Thousands of Russian religious pilgrims have walked in an overnight procession in the Urals city of Yekaterinburg to mark the 100th anniversary of the execution of Tsar Nicholas II and his family.
Russia’s last tsar, his wife, and five children were executed by Bolshevik soldiers in Yekaterinburg 18 months after Nicholas abdicated the throne during the 1917 revolution.
The centennial procession started out late on July 16 from Yekaterinburg’s Church on the Blood, which was built on the site of the executions.

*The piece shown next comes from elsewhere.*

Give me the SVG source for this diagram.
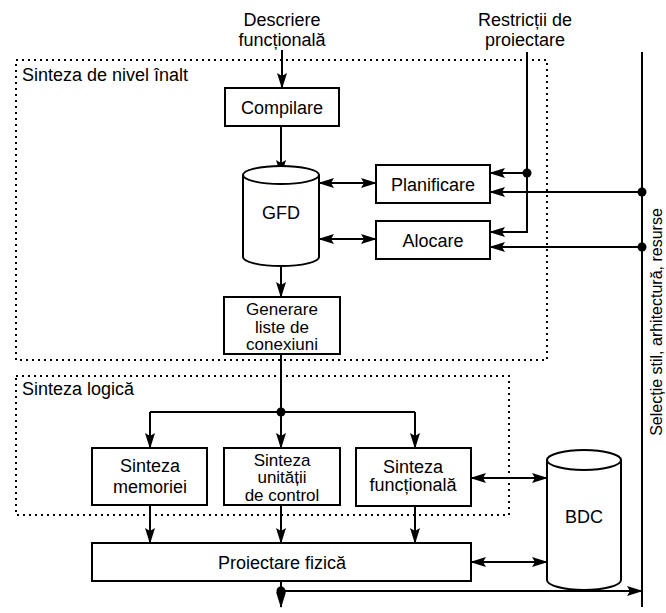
<svg xmlns="http://www.w3.org/2000/svg" width="666" height="613" viewBox="0 0 666 613">
  <style>
    text { font-family: "Liberation Sans", Arial, sans-serif; font-size: 18px; fill: #000; }
    .c { text-anchor: middle; }
    .tight { font-size: 17px; }
    .side { font-size: 16px; }
    .box { fill: #fff; stroke: #000; stroke-width: 2; }
    .cyl { fill: #fff; stroke: #000; stroke-width: 2; }
    .region { fill: none; stroke: #000; stroke-width: 2; stroke-dasharray: 2 4; }
    .wire { fill: none; stroke: #000; stroke-width: 2; }
    .arr { marker-end: url(#head); }
    .arr2 { marker-start: url(#head); marker-end: url(#head); }
  </style>
  <defs>
    <marker id="head" viewBox="0 0 16 10" refX="15" refY="5" markerWidth="16" markerHeight="10" markerUnits="userSpaceOnUse" orient="auto-start-reverse">
      <path d="M0,0 L16,5 L0,10 L3,5 z" fill="#000"/>
    </marker>
  </defs>

  <rect width="666" height="613" fill="#fff"/>

  <!-- dotted synthesis regions -->
  <g id="region-high">
    <rect class="region" x="16" y="60" width="531" height="300"/>
    <text x="22" y="81">Sinteza de nivel înalt</text>
  </g>
  <g id="region-logic">
    <rect class="region" x="16" y="376" width="493" height="139"/>
    <text x="22" y="395">Sinteza logică</text>
  </g>

  <!-- connectors -->
  <g id="connectors">
    <line class="wire arr" x1="282" y1="50" x2="282" y2="88"/>
    <line class="wire arr" x1="281" y1="126" x2="281" y2="175"/>
    <line class="wire arr2" x1="319" y1="183" x2="376" y2="183"/>
    <line class="wire arr2" x1="319" y1="239" x2="376" y2="239"/>
    <!-- design constraints feed -->
    <polyline class="wire arr" points="527,52 527,232 490,232"/>
    <line class="wire arr" x1="527" y1="173" x2="490" y2="173"/>
    <!-- style / architecture / resource bus -->
    <line class="wire" x1="642" y1="52" x2="642" y2="607"/>
    <line class="wire arr" x1="642" y1="192" x2="490" y2="192"/>
    <line class="wire arr" x1="642" y1="247" x2="490" y2="247"/>
    <line class="wire arr" x1="281" y1="266" x2="281" y2="297"/>
    <!-- netlist fan-out -->
    <line class="wire" x1="281" y1="354" x2="281" y2="412"/>
    <line class="wire" x1="150" y1="412" x2="415" y2="412"/>
    <line class="wire arr" x1="150" y1="412" x2="150" y2="448"/>
    <line class="wire arr" x1="281" y1="412" x2="281" y2="448"/>
    <line class="wire arr" x1="415" y1="412" x2="415" y2="448"/>
    <line class="wire arr" x1="150" y1="505" x2="150" y2="543"/>
    <line class="wire arr" x1="281" y1="505" x2="281" y2="543"/>
    <line class="wire arr" x1="415" y1="506" x2="415" y2="543"/>
    <line class="wire arr2" x1="471" y1="478" x2="547" y2="478"/>
    <line class="wire arr2" x1="471" y1="562" x2="547" y2="562"/>
    <line class="wire arr" x1="281" y1="581" x2="281" y2="607"/>
    <line class="wire arr" x1="281" y1="591" x2="642" y2="591"/>
    <!-- junction dots -->
    <circle cx="527" cy="173" r="4.5"/>
    <circle cx="642" cy="192" r="4.5"/>
    <circle cx="642" cy="247" r="4.5"/>
    <circle cx="281" cy="412" r="4.5"/>
    <circle cx="281" cy="591" r="4.5"/>
  </g>

  <!-- external inputs -->
  <g id="in-descriere">
    <text class="c" x="282" y="26">Descriere</text>
    <text class="c" x="282" y="46">funcțională</text>
  </g>
  <g id="in-restrictii">
    <text class="c" x="525" y="26">Restricții de</text>
    <text class="c" x="525" y="46">proiectare</text>
  </g>
  <g id="in-selectie">
    <text class="c side" transform="translate(662,322) rotate(-90)" x="0" y="0">Selecție stil, arhitectură, resurse</text>
  </g>

  <!-- nodes -->
  <g id="compilare">
    <rect class="box" x="225" y="88" width="114" height="38"/>
    <text class="c" x="282" y="113.5">Compilare</text>
  </g>
  <g id="gfd">
    <path class="cyl" d="M243,175 A38,9 0 0 1 319,175 L319,257 A38,9 0 0 1 243,257 Z"/>
    <path class="wire" d="M243,175 A38,9 0 0 0 319,175"/>
    <text class="c" x="281" y="219">GFD</text>
  </g>
  <g id="planificare">
    <rect class="box" x="376" y="165" width="114" height="38"/>
    <text class="c" x="433" y="190.5">Planificare</text>
  </g>
  <g id="alocare">
    <rect class="box" x="376" y="221" width="114" height="38"/>
    <text class="c" x="433" y="246.5">Alocare</text>
  </g>
  <g id="generare">
    <rect class="box" x="224" y="297" width="116" height="57"/>
    <text class="c tight" x="282" y="315">Generare</text>
    <text class="c tight" x="282" y="332.5">liste de</text>
    <text class="c tight" x="282" y="350">conexiuni</text>
  </g>
  <g id="sinteza-memoriei">
    <rect class="box" x="92" y="448" width="115" height="57"/>
    <text class="c" x="150" y="472">Sinteza</text>
    <text class="c" x="150" y="493">memoriei</text>
  </g>
  <g id="sinteza-control">
    <rect class="box" x="224" y="448" width="116" height="57"/>
    <text class="c tight" x="282" y="465.5">Sinteza</text>
    <text class="c tight" x="282" y="483">unității</text>
    <text class="c tight" x="282" y="500.5">de control</text>
  </g>
  <g id="sinteza-functionala">
    <rect class="box" x="356" y="448" width="115" height="58"/>
    <text class="c" x="413" y="472.5">Sinteza</text>
    <text class="c" x="413" y="491">funcțională</text>
  </g>
  <g id="bdc">
    <path class="cyl" d="M547,460 A37,10 0 0 1 621,460 L621,580 A37,10 0 0 1 547,580 Z"/>
    <path class="wire" d="M547,460 A37,10 0 0 0 621,460"/>
    <text class="c" x="584" y="523">BDC</text>
  </g>
  <g id="proiectare-fizica">
    <rect class="box" x="92" y="543" width="379" height="38"/>
    <text class="c" x="282" y="568.5">Proiectare fizică</text>
  </g>
</svg>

The march, which was led by the head of the Russian Orthodox Church, Patriarch Kirill, ended in the early hours of July 17 at the place where the bodies of the tsar and his family had been dumped about 21 kilometers away.
Kirill also led a religious service on July 17 where the bodies of the Russian royal family had been discarded. Similar prayer services were being held on July 17 in Moscow and other Russian cities.
PHOTO GALLERY: Thousands marched to commemorate the killing of Russia's royal family by Bolshevik revolutionaries exactly (CLICK TO VIEW).
Celebrations to mark the 100th anniversary of the killings came just hours after Russian investigators announced that fresh genetic tests on the bones of Russia's last tsar and his family confirmed their authenticity.
Russia's Investigative Committee, which looks into serious crimes, announced on July 16 that the tests ordered by the Russian Orthodox Church "confirmed the remains found belonged to the former Emperor Nicholas II, his family members, and members of their entourage."
Investigators noted that the body of Nicholas's father, Alexander III, had been exhumed in order to prove "they are father and son."
The results could be a step toward the Russian Orthodox Church finally recognizing the bones and burying them with full rites.
PHOTO GALLERY: Before The Murders: Rare Photographs Of Russia's Last Royal Family (CLICK TO VIEW)
The church, meanwhile, praised the investigation and said it would consider the findings.
The Russian Orthodox Church in 2000 canonized Nicholas, Tsarina Aleksandra, and their five children -- Crown Prince Aleksei, and Grand Princesses Olga, Tatyana, Maria, and Anastasia.
Each year since then, a procession honoring the royal family has been held in Yekaterinburg on July 17.
A majority of Russians consider themselves Orthodox Christians, but surveys show that only a small fraction attend church regularly.